“I am convinced there will be mutual understanding among human beings . . . in spite of all the suffering, the blood, the broken glass” — Pablo Neruda, Memoirs
If the genre known as bio-pic has evolved into a predictable linear account of a well-known person’s life, Chilean director Pablo Larraín (“Jackie”) has turned the genre on its head in Neruda, his impressionist and surreal examination of one year in the life of the great Chilean poet Pablo Neruda. Written by Guillermo Calderón, the film continues Larraín’s exploration of recent Chilean history, following on the heels of “Tony Manero” (2008), “Post Mortem” (2010), and “No” (2012), works concerned with the effects of U.S.-backed dictator Augusto Pinochet. Neruda centers on the period 1948-49 after President González Videla (Alfredo Castro, “The Club”) banned communism from Chile and issued a warrant for Neruda’s arrest after he publicly protested the government’s imprisonment of Communist mine workers.
Winner of the Nobel Prize for Literature in 1971, Neruda, called “the greatest poet of the 20th century in any language” by author Gabriel Garcia Marquez, was a member of the Chilean Communist Party and served as a Senator as well as in several diplomatic posts. Luis Gnecco (“Much Ado About Nothing”) portrays Neruda as a corpulent middle-aged man full of contradictions — hero of the Communist working class and an admirer of Joseph Stalin, an outspoken enemy of the state and a man of exuberance and love of life, given to attending orgies, hanging out in brothels, and reciting his poetry to prostitutes and drag queens. In one telling scene, Neruda is dressed up as Lawrence of Arabia, reciting “Tonight I Can Write the Saddest Lines,” one of his most popular poems.
In the film’s flamboyant opening, attacks on Neruda by his colleagues in the Senate are delivered in a spacious Senate chamber which doubles as a men’s bathroom, suggesting that the rest of the film should not be taken literally. Referred to as “Emperor Caligula,” he is told that “Communists hate to work. They’d rather burn churches. It makes them feel alive,” Neruda defiantly fends off attacks. The film is narrated by a disembodied voice that we later learn is that of mustachioed police detective Óscar Peluchonneau (Gael García Bernal, “Rosewater”), the son of a prostitute, ordered by his superiors to apprehend Neruda and humiliate him. As the poet moves around with the assistance of Communist friends, he leaves behind pulp detective novels for Óscar to find, a mocking trail of clues that somehow forge an unspoken bond between the hunter and the hunted.

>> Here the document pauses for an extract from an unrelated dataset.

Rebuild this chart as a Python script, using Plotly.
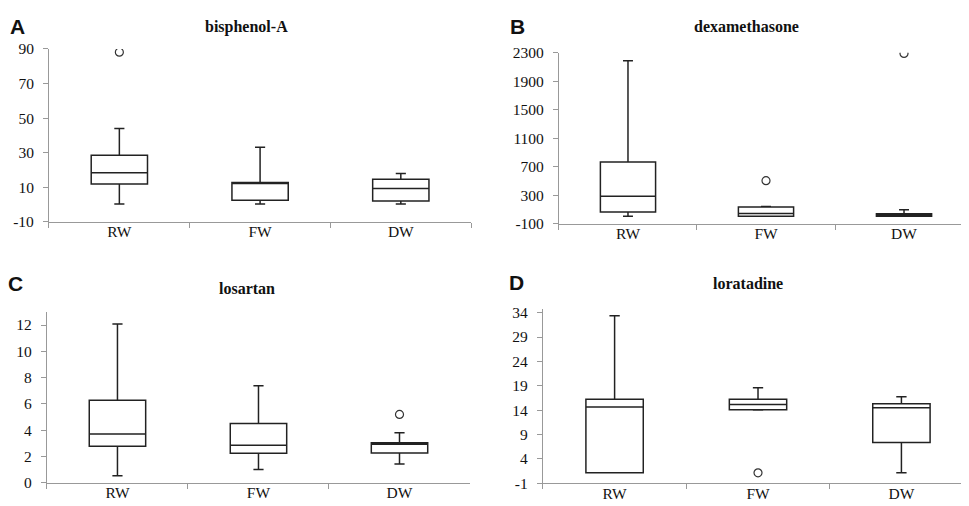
import plotly.graph_objects as go

categories = ["RW", "FW", "DW"]

# panel A: bisphenol-A
a_low = [0.3, 0.3, 0.3]
a_q1 = [11.9, 2.5, 2.1]
a_med = [18.4, 12.2, 9.3]
a_q3 = [28.5, 12.8, 14.7]
a_high = [44.0, 33.2, 18.0]
a_out_x = ["RW"]
a_out_y = [88.1]
a_ticks = [-10, 10, 30, 50, 70, 90]
a_ticktext = ["-10", "10", "30", "50", "70", "90"]

# panel B: dexamethasone
b_low = [8, 8, 8]
b_q1 = [67, 8, 8]
b_med = [288, 44, 26]
b_q3 = [766, 135, 40]
b_high = [2187, 143, 99]
b_out_x = ["FW", "DW"]
b_out_y = [505, 2290]
b_ticks = [-100, 300, 700, 1100, 1500, 1900, 2300]
b_ticktext = ["-100", "300", "700", "1100", "1500", "1900", "2300"]

# panel C: losartan
c_low = [0.54, 1.02, 1.44]
c_q1 = [2.78, 2.24, 2.27]
c_med = [3.71, 2.85, 2.93]
c_q3 = [6.27, 4.51, 3.05]
c_high = [12.07, 7.39, 3.8]
c_out_x = ["DW"]
c_out_y = [5.2]
c_ticks = [0, 2, 4, 6, 8, 10, 12]
c_ticktext = ["0", "2", "4", "6", "8", "10", "12"]

# panel D: loratadine
d_low = [1.12, 14.0, 1.12]
d_q1 = [1.12, 14.09, 7.34]
d_med = [14.62, 15.15, 14.49]
d_q3 = [16.2, 16.2, 15.28]
d_high = [33.35, 18.59, 16.74]
d_out_x = ["FW"]
d_out_y = [1.12]
d_ticks = [-1, 4, 9, 14, 19, 24, 29, 34]
d_ticktext = ["-1", "4", "9", "14", "19", "24", "29", "34"]

titles = ["bisphenol-A", "dexamethasone", "losartan", "loratadine"]
letters = ["A", "B", "C", "D"]

panels = [
    (a_low, a_q1, a_med, a_q3, a_high, a_out_x, a_out_y, [-10, 90], a_ticks, a_ticktext, [0.0423, 0.478], [0.581, 0.9348]),
    (b_low, b_q1, b_med, b_q3, b_high, b_out_x, b_out_y, [-100, 2300], b_ticks, b_ticktext, [0.5686, 0.9959], [0.577, 0.927]),
    (c_low, c_q1, c_med, c_q3, c_high, c_out_x, c_out_y, [0, 13], c_ticks, c_ticktext, [0.0402, 0.4768], [0.0474, 0.397]),
    (d_low, d_q1, d_med, d_q3, d_high, d_out_x, d_out_y, [-1, 34.85], d_ticks, d_ticktext, [0.552, 0.996], [0.0468, 0.4038]),
]

fig = go.Figure()
serif = "Liberation Serif, Times New Roman, serif"
for i, (lo, q1, med, q3, hi, ox, oy, yr, tv, tt, xd, yd) in enumerate(panels):
    n = "" if i == 0 else str(i + 1)
    fig.add_trace(go.Box(
        x=categories, q1=q1, median=med, q3=q3, lowerfence=lo, upperfence=hi,
        fillcolor="white", line=dict(color="#222222", width=1.5),
        whiskerwidth=0.18, width=0.4, boxpoints=False, showlegend=False,
        xaxis="x" + n, yaxis="y" + n, hoverinfo="skip",
    ))
    fig.add_trace(go.Scatter(
        x=ox, y=oy, mode="markers", showlegend=False,
        marker=dict(symbol="circle-open", size=8, color="#333333", line=dict(width=1.2)),
        xaxis="x" + n, yaxis="y" + n,
    ))
    fig.layout["xaxis" + n] = dict(
        domain=xd, anchor="y" + n, type="category", categoryorder="array",
        categoryarray=categories, range=[-0.5, 2.5], showgrid=False,
        showline=True, linecolor="#999999", linewidth=1, ticks="outside",
        tickson="boundaries", ticklen=5, tickcolor="#999999",
        tickfont=dict(family=serif, size=15.5, color="#111"), ticklabelstandoff=-4,
        zeroline=False,
    )
    fig.layout["yaxis" + n] = dict(
        domain=yd, anchor="x" + n, range=yr, tickmode="array", tickvals=tv, ticktext=tt,
        showgrid=False, showline=True, linecolor="#999999", linewidth=1,
        ticks="outside", ticklen=5, tickcolor="#999999",
        tickfont=dict(family=serif, size=15.5, color="#111"), ticklabelstandoff=6,
        zeroline=False,
    )

title_pos = [(238, 10), (738, 10), (239, 281), (740, 276)]
letter_pos = [(9, 10), (509, 10), (8, 276), (508, 275)]
W, H = 969, 506
for t, (px, py) in zip(titles, title_pos):
    fig.add_annotation(text="<b>" + t + "</b>", x=px / W, y=1 - py / H, xref="paper", yref="paper",
                       showarrow=False, xanchor="center", yanchor="middle",
                       font=dict(family=serif, size=16, color="#111"))
for t, (px, py) in zip(letters, letter_pos):
    fig.add_annotation(text="<b>" + t + "</b>", x=px / W, y=1 - py / H, xref="paper", yref="paper",
                       showarrow=False, xanchor="center", yanchor="middle",
                       font=dict(family="Liberation Sans, Arial, sans-serif", size=21, color="#111"))

fig.update_layout(width=W, height=H, margin=dict(l=0, r=0, t=0, b=0),
                  paper_bgcolor="white", plot_bgcolor="white", showlegend=False,
                  boxmode="overlay")
fig.write_html("out.html")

As it unfolds, Neruda is as much about the policeman as it is about Neruda, both of whose lives are linked by a dark and soulful poetry. Neruda’s wife, Delia del Carril (Mercedes Morán, “Love by Accident”), tells the inspector that he exists solely as a supporting character in one of Pablo’s stories: “He created you as the guard of an imaginary border. He thinks about you thinking about him.” This does not sit well with Óscar who pictures himself as a central character in the nation’s history, not playing a secondary role in a fictional story. Hidden for months in the basement of a house in Valparaiso, Pablo is turned back when he and his wife attempt to cross the border into Argentina because his name does not match the birth name on his passport, Ricardo Reyes Basoalto.
Protected by friends from the pursuing police, the couple is forced to move into a small apartment where Delia, a well-to-do Argentinean, complains about having to clean. When someone gives her rubber gloves; she asserts that, “hygiene is a bourgeois value.” Though confined under the watchful eye of Jara (Michael Silva, “Sudamerican Rockers” TV series), a Communist Party member who becomes one of Neruda’s primary handlers, Neruda still manages to sneak out to a brothel dressed as a priest and presents himself in drag at a later visit after Peluchonneau searches the premises in vain. To put events in context, Larraín shows us leftists being rounded up and sent to a prison camp run by a young military officer named Augusto Pinochet. There is also a memorable scene in which Neruda dresses in a white suit and hat pretending to be a Central American visitor.
Neruda shows his connection to ordinary Chileans as he hugs a street beggar and gives her his white jacket and also reassures a hotel maid that the revolution will end her long hours of hard work and low pay. The final phase of Neruda is the most revealing as Neruda attempts to escape from Chile on horseback over a mountain pass in the Andes near Maihue Lake into Argentina. Still being pursued on motorcycle by the determined, almost comical, police inspector, whose love-hate relationship with his prey has become obsessive, Neruda must call upon all of his inner resources to keep going to freedom. As Oscar’s motorcycle runs out of gas, the illusion that will die on the mountain is reborn as poetic truth.